UK drill, originally inspired by Chicago’s nihilistic iteration of the sound and pioneered by Brixton crews 67 and 150 in 2014, switched into its own lane when producers and rappers alike leant on influences closer to home, from grime and road rap to Afrobeats. Iconic tracks like ‘Know Better’, ‘Homerton B’ and ‘No Diet’ ushered the genre into the mainstream between 2018 and 2019, without diluting it. The sound resonated with Ireland’s youthful Black community, who experience the same marginalisation as their UK peers. They began experimenting, adding their own cultural twists to a tried and tested formula. With regional scenes appearing in places as far reaching as New York, Ghana, Australia and Amsterdam, today UK drill is a chart- topping, all conquering phenomenon; Irish drill looks set to follow that same trajectory.

The Irish scene is largely made up of the children of West African immigrants who arrived in Ireland during the Celtic Tiger economic boom. According to Solo, this context is its great strength. “We are a new-gen country and we have so many influences on our culture,” he explains. “You can never predict how an artist is gonna jump on a track. What we do is very unique.”

Solo is no longer associated with Dearfach, but remains an influential figure in Irish drill and has continued to shine a light on Black music in Ireland, curating Spotify’s ‘Rap IE’ playlist and launching the Trust It Entertainment label.

Rapper, videographer and Dearfach TV co-founder Sequence also moved on, forming New Eire TV. “I felt like there’s a lot of talent in the country but there was no place to showcase it,” he explains. “My vision with New Eire is to showcase the best of the best, so when someone from outside Ireland looks at the channel, that’s the impression they get.” 

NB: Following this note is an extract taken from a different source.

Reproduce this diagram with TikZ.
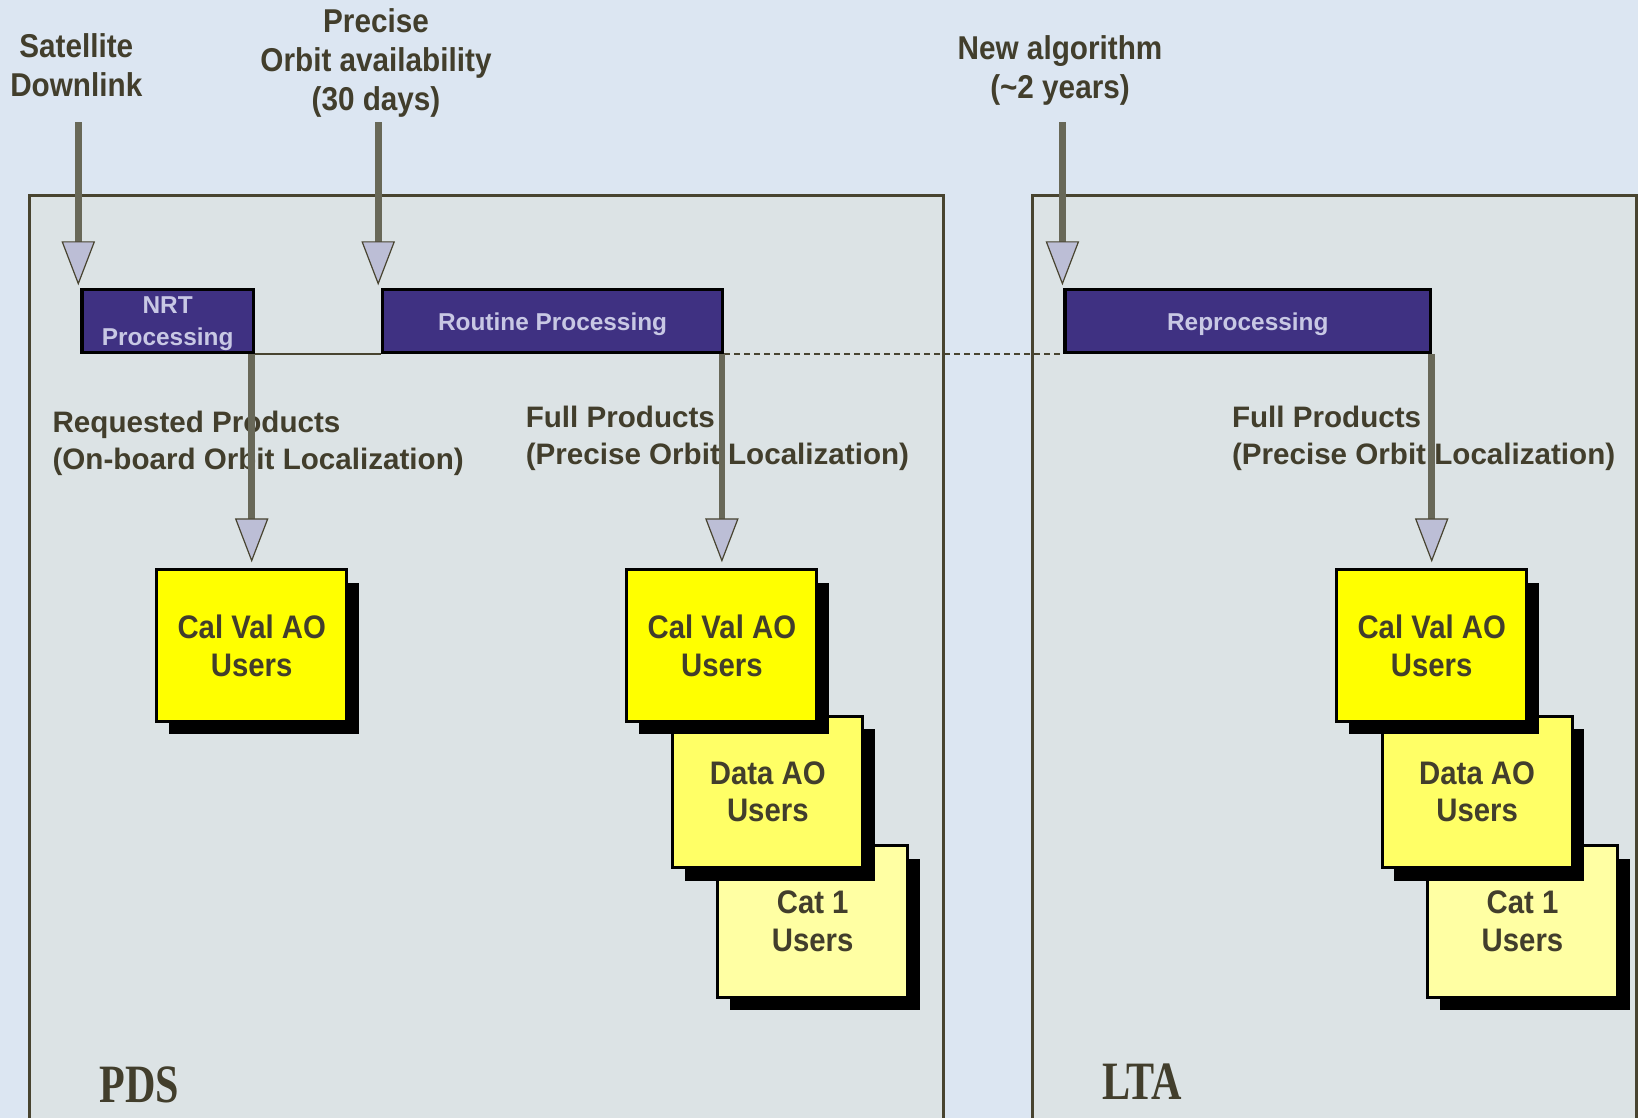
\documentclass[tikz,border=0pt]{standalone}
\usepackage{fontspec}
\setmainfont{Liberation Sans}
\newfontfamily\condfont[FakeStretch=0.9]{Liberation Sans}
\newfontfamily\titlefont[FakeStretch=0.78]{Liberation Serif}
\usetikzlibrary{arrows.meta,shadows,calc}
\definecolor{bgblue}{RGB}{220,230,242}
\definecolor{panel}{RGB}{220,227,229}
\definecolor{olive}{RGB}{72,68,48}
\definecolor{txt}{RGB}{66,62,44}
\definecolor{shaft}{RGB}{104,104,88}
\definecolor{tri}{RGB}{188,190,214}
\definecolor{proc}{RGB}{63,49,130}
\definecolor{proctxt}{RGB}{200,200,228}
\definecolor{yelA}{RGB}{255,255,0}
\definecolor{yelB}{RGB}{255,255,102}
\definecolor{yelC}{RGB}{255,255,163}
\tikzset{
  panelbox/.style={draw=olive, fill=panel, line width=1.5pt},
  procbox/.style={draw=black, fill=proc, line width=1.6pt, text=proctxt,
    font=\bfseries\fontsize{12.2}{15.7}\selectfont, align=center, inner sep=0pt,
    text depth=0pt, minimum height=31.3pt},
  userbox/.style={draw=black, line width=1.5pt, text=txt,
    font=\condfont\bfseries\fontsize{16.3}{18.8}\selectfont, align=center, inner sep=0pt,
    minimum width=95pt, minimum height=75.8pt,
    drop shadow={shadow xshift=6pt, shadow yshift=-6.5pt, fill=black, opacity=1}},
  toplabel/.style={text=txt, font=\condfont\bfseries\fontsize{16.5}{19.3}\selectfont,
    align=center, inner sep=0pt},
  prodlabel/.style={text=txt, font=\bfseries\fontsize{14.8}{18.8}\selectfont,
    align=left, inner sep=0pt, anchor=west},
  arealabel/.style={text=txt, font=\titlefont\bfseries\fontsize{27}{27}\selectfont,
    inner sep=0pt, anchor=base west},
  flow/.style={draw=shaft, line width=3.3pt,
    -{Triangle[length=22pt, width=16.7pt, line width'=0.6pt, fill=tri, color=olive]}},
  thinconn/.style={draw=olive, line width=0.8pt},
  dashconn/.style={draw=olive, line width=1pt, dash pattern=on 3pt off 2pt}
}
\begin{document}
\begin{tikzpicture}[x=0.5pt, y=-0.5pt]
\useasboundingbox (0,0) rectangle (1638,1118);
\clip (0,0) rectangle (1638,1118);
\fill[bgblue] (0,0) rectangle (1638,1118);

% panels
\draw[panelbox] (29.2,195.3) rectangle (943.3,1140);
\draw[panelbox] (1032,195.3) rectangle (1636.5,1140);

% processing boxes
\node[procbox, minimum width=85.75pt] (nrt) at (167.65,321.2) {NRT\\Processing};
\node[procbox, minimum width=169.8pt] (routine) at (552.6,321.2) {Routine Processing};
\node[procbox, minimum width=182.9pt] (reproc) at (1247.8,321.2) {Reprocessing};

% top labels
\node[toplabel] (satLbl) at (76.3,65.3) {Satellite\\Downlink};
\node[toplabel] (preLbl) at (376,63) {Precise\\Orbit availability\\(30 days)};
\node[toplabel] (newLbl) at (1060,70.5) {New algorithm\\(\textasciitilde2 years)};

% product labels
\node[prodlabel] (reqLbl) at (52.2,443.3) {Requested Products\\(On-board Orbit Localization)};
\node[prodlabel] (fullA) at (525.4,438.3) {Full Products\\(Precise Orbit Localization)};
\node[prodlabel] (fullB) at (1231.6,438.3) {Full Products\\(Precise Orbit Localization)};

% area labels
\node[arealabel] (pds) at (99.2,1102) {PDS};
\node[arealabel] (lta) at (1102,1099) {LTA};

% user boxes (back to front)
\node[userbox, fill=yelA] (calA) at (251.7,645.6) {Cal Val AO\\Users};

\node[userbox, fill=yelC] (catB) at (812.7,921.3) {Cat 1\\Users};
\node[userbox, fill=yelB] (dataB) at (767.8,791.8) {Data AO\\Users};
\node[userbox, fill=yelA] (calB) at (721.9,645.6) {Cal Val AO\\Users};

\node[userbox, fill=yelC] (catC) at (1522.5,921.3) {Cat 1\\Users};
\node[userbox, fill=yelB] (dataC) at (1477.1,791.8) {Data AO\\Users};
\node[userbox, fill=yelA] (calC) at (1431.7,645.6) {Cal Val AO\\Users};

% connectors between processing boxes
\draw[thinconn] (nrt.south east) -- (routine.south west);
\draw[dashconn] (routine.south east) -- (reproc.south west);

% incoming arrows
\coordinate (satTop) at (78.3,122.2);
\coordinate (preTop) at (378.2,122.2);
\coordinate (newTop) at (1062.4,122.2);
\draw[flow, shorten >=1.5pt] (satTop) -- (satTop |- nrt.north);
\draw[flow, shorten >=1.5pt] (preTop) -- (preTop |- routine.north);
\draw[flow, shorten >=1.5pt] (newTop) -- (newTop |- reproc.north);

% outgoing arrows
\draw[flow, shorten >=3pt] (calA.north |- nrt.south) -- (calA.north);
\draw[flow, shorten >=3pt] (calB.north |- routine.south) -- (calB.north);
\draw[flow, shorten >=3pt] (calC.north |- reproc.south) -- (calC.north);
\end{tikzpicture}
\end{document}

Platforms like Dearfach and New Eire TV are important as more traditional outlets in Ireland tend to overlook the drill scene, despite its success. “Radio stations don’t really pay attention to the scene,” Sequence explains. “It doesn’t seem like they’re interested. And we’re hitting big numbers — millions — but they turn a blind eye. And we want what’s going on here recognised.”

Solo echoes that sentiment. “In BIMM, I was one of three Black people out of 900 musicians. And it’s weird because they treat rap like a foreign concept, but they idolise it. They love Biggie and Tupac. But when their Black friend is doing it, they don’t support it. Once a white artist like Kojaque jumps on it, they support it because it’s not a foreign concept.”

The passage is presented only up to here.